RADİKAL

İşkenceciyi korumak

Namıyla anılan yiğitlerden ‘Hortum Süleyman’ın yargılanması ve yargılamanın sağlıklı koşullar altında sürdürülmesi büyük önem taşıyor.

İki nedenle: Birincisi ‘kötü muamele’ yaptığı ileri sürülen ve bu ‘eylem’ sırasında çekilmiş bir video filmi de televizyonlarda gösterilen memurun suçlu olup olmadığının tespiti.. İkincisi Türkiye Cumhuriyeti’nin işkence ve sanıklara kötü muamele yapanlarla ilgili gerçek niyetinin dost düşman herkese gösterilmesi.
Ancak bugün Radikal’de yer alan Adnan Keskin’in haberi, konuyla ilgili olarak bir soruşturma başlatan savcılığın devletin öteki kesimlerinden yeterince yardım almadığını ortaya koyuyor.
Emniyet Müdürlüğü aradan geçen bu süre içinde hortumla dayak yedikleri iddia edilen mağdurların kimliklerini daha hâlâ tespit edip başsavcılığa bildirebilmiş değil. Oysa Emniyet her şeyden önce kendi bünyesindeki bir personelin bir an önce yargılanıp aklanması ya da suçluysa cezalandırılması için bu çalışmayı tamamlamış olmalıydı.
Öte yandan valilik tarafından sürdürülen idari soruşturma da hâlâ bitirilebilmiş değil. Söz konusu soruşturma için tanınan yasal süre cuma günü doldu ama daha hâlâ İstanbul Valiliği’nden soruşturmayla ilgli dosya savcılığa gönderilmedi.
Emniyet ve valiliğin bu tavrının bundan önceki işkence ve kötü muamele soruşturmaları sırasında ortaya konulan tavırdan farklı olmadığı çok açık.
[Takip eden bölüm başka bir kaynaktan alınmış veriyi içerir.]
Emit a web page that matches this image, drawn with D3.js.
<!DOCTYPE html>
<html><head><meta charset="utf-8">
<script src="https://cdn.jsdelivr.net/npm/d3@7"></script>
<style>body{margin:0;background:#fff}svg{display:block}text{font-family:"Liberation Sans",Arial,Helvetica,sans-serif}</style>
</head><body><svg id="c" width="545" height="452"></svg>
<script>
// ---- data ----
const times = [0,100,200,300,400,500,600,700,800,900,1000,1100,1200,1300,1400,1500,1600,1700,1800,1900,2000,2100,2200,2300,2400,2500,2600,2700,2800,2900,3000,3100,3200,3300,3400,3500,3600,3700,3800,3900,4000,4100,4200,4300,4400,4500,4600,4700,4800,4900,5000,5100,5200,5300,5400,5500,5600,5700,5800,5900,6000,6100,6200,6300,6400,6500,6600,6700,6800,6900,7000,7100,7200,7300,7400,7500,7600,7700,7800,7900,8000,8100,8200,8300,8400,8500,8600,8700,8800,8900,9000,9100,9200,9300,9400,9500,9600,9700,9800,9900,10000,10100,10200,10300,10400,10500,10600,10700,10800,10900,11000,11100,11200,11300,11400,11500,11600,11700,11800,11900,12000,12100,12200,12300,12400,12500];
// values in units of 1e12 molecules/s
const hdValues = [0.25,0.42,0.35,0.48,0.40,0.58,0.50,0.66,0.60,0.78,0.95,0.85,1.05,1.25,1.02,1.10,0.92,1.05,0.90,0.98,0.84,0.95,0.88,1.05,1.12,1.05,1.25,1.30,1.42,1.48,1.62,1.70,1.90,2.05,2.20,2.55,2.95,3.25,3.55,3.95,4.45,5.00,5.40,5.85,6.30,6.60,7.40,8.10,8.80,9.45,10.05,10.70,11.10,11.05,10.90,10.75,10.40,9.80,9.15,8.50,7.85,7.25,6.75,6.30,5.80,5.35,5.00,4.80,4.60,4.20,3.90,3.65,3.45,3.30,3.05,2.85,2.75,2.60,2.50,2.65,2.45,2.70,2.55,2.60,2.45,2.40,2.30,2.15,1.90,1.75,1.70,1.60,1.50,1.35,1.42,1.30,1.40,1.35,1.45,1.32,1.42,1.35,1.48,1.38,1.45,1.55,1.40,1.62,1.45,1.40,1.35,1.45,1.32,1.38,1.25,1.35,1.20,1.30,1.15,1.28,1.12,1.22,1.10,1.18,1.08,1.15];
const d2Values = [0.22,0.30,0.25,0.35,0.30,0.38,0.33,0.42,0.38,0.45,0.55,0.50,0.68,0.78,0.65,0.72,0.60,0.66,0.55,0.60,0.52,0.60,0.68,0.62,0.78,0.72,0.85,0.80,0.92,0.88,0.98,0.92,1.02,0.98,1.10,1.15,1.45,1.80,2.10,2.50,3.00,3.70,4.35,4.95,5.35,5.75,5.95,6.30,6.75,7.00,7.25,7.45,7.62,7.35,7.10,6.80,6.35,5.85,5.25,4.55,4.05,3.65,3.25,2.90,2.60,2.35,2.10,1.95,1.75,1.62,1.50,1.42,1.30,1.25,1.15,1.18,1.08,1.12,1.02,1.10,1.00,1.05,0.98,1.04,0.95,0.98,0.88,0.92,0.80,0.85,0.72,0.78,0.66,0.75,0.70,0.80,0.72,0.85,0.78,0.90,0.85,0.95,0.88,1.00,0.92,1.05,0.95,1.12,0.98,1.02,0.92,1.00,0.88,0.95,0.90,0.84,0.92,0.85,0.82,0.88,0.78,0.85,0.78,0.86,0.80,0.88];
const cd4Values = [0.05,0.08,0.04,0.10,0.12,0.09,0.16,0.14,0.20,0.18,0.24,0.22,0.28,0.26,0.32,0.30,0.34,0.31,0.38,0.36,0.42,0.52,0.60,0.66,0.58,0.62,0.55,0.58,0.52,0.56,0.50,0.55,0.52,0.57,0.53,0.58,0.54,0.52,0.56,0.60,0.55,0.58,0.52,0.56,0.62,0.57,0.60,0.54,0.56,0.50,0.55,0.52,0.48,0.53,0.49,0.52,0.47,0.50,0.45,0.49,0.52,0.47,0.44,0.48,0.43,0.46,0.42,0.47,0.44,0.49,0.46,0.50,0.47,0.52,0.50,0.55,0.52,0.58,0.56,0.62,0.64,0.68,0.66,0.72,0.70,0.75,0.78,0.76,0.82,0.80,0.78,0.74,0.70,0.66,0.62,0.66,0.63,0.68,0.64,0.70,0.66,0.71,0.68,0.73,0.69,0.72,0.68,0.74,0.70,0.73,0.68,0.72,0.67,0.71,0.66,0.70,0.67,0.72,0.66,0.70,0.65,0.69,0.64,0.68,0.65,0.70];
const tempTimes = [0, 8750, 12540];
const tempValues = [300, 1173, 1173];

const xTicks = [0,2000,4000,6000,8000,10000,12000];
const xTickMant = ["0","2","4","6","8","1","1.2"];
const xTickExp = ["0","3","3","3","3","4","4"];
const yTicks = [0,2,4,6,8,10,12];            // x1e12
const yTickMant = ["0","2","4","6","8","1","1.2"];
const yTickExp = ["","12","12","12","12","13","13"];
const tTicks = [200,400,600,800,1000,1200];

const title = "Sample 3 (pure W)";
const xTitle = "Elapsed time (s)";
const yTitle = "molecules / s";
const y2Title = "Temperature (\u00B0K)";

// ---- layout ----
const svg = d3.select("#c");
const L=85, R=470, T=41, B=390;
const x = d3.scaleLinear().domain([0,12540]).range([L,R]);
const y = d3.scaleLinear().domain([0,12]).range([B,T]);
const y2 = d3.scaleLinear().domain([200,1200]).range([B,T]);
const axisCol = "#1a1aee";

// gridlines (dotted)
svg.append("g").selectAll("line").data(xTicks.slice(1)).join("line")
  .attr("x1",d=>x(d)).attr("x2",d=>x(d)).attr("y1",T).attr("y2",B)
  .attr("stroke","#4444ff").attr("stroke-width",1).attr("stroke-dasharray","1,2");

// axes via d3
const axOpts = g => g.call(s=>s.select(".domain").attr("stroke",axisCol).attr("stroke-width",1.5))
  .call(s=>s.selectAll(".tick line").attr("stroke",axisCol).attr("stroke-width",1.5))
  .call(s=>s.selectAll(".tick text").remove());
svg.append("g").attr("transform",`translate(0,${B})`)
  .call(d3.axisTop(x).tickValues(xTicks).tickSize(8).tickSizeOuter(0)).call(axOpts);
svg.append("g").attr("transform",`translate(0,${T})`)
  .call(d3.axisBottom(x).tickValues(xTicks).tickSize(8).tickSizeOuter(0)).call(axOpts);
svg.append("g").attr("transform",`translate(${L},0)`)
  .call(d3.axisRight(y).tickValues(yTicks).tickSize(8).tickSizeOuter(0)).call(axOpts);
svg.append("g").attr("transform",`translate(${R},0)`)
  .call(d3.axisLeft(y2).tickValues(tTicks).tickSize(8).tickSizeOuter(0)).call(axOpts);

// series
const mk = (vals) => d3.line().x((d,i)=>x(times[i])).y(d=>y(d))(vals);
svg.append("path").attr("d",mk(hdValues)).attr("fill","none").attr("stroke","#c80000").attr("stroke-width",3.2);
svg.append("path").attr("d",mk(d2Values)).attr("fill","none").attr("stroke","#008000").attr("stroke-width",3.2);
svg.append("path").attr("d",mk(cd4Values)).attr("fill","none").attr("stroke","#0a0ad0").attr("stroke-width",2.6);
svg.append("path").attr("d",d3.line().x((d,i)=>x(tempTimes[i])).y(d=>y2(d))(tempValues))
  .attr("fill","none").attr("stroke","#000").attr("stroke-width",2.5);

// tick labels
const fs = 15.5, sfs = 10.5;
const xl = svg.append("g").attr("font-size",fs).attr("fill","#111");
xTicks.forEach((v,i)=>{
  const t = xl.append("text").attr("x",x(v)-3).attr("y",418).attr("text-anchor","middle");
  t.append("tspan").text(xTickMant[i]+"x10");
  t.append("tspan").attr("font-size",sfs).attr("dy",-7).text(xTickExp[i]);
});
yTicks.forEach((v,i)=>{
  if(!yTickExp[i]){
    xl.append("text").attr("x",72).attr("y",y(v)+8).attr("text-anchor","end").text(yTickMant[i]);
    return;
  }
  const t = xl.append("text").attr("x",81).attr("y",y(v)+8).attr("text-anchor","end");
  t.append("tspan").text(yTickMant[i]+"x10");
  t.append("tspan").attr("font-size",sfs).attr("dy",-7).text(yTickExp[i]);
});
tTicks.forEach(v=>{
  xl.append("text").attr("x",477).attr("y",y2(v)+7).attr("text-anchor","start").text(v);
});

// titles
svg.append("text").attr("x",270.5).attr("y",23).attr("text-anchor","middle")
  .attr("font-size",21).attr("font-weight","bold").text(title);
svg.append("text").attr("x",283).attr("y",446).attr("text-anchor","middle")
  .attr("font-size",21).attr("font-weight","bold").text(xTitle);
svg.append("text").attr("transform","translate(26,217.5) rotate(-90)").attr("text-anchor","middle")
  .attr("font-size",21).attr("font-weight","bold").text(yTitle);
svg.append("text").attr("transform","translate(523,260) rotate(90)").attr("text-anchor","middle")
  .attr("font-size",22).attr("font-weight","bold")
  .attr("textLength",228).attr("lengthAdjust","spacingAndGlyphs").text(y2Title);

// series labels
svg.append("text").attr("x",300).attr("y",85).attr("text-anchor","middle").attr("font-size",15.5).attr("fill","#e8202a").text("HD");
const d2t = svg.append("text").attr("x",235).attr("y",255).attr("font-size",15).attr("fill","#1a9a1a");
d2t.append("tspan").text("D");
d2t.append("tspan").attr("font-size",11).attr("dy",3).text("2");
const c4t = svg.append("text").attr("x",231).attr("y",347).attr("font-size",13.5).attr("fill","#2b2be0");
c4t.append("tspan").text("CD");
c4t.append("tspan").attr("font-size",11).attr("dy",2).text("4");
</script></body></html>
Devlet, en üst makamlarının ağzından işkence ve kötü muameleye karşı çıkarken, devletin iki organı soruşturmanın zamanında yapılmasını engeller bir görüntü içinde. Hatırlayacaksınız bundan önceki işkence iddialarında da bu tavır sergileniyordu.
İstanbul Valisi’nin işkence aletlerini bulan TBMM Komisyonu’na karşı tutumunu hatırlıyorum. Aynı valinin işkence yapıldığına ilişkin raporlar veren Adli Tıp görevlileri hakkında soruşturma açılması yönünde yazılar yazdığını, hayali suçlarla hekimleri suçladığını biliyoruz. Şimdi aynı valinin bu soruşturmayı da engellemek yolunda hareket ettiği ortaya çıkıyor. Bundan önceki uygulamalarına rağmen bu valinin daha hâlâ görevde tutuluyor olması, hükümetin ve İçişleri Bakanlığı’nın işkence olaylarına zımnen destek vermesi anlamına gelmiyor mu?
Hep aynı şeyi yazıyorum: Türkiye’de hükümetlerin ‘İşkence sistematik bir uygulama değildir’ demesinin hiçbir anlamı yok. Çünkü Türkiye’de ‘işkence ve kötü muamele sanıklarını korumak’ diye tanımlayabileceğimiz durum duyarsız hükümetler, işkenceciyle işbirliği içindeki valiler ve emniyet müdürleri sayesinde sistematik bir uygulama haline gelmiş bulunuyor. İşkence yapanlar cezalandırılmayacaklarını, tam tersine amirleri tarafından korunacaklarını biliyorlar. Böyle bir ülkede işkencenin önlenmesi söz konusu bile olamaz.
İşkence sanıklarını koruyanları cezalandıramayan bir hükümet, istediği kadar ‘işkence yapmayın’ desin, sözünü kimseye dinletemez.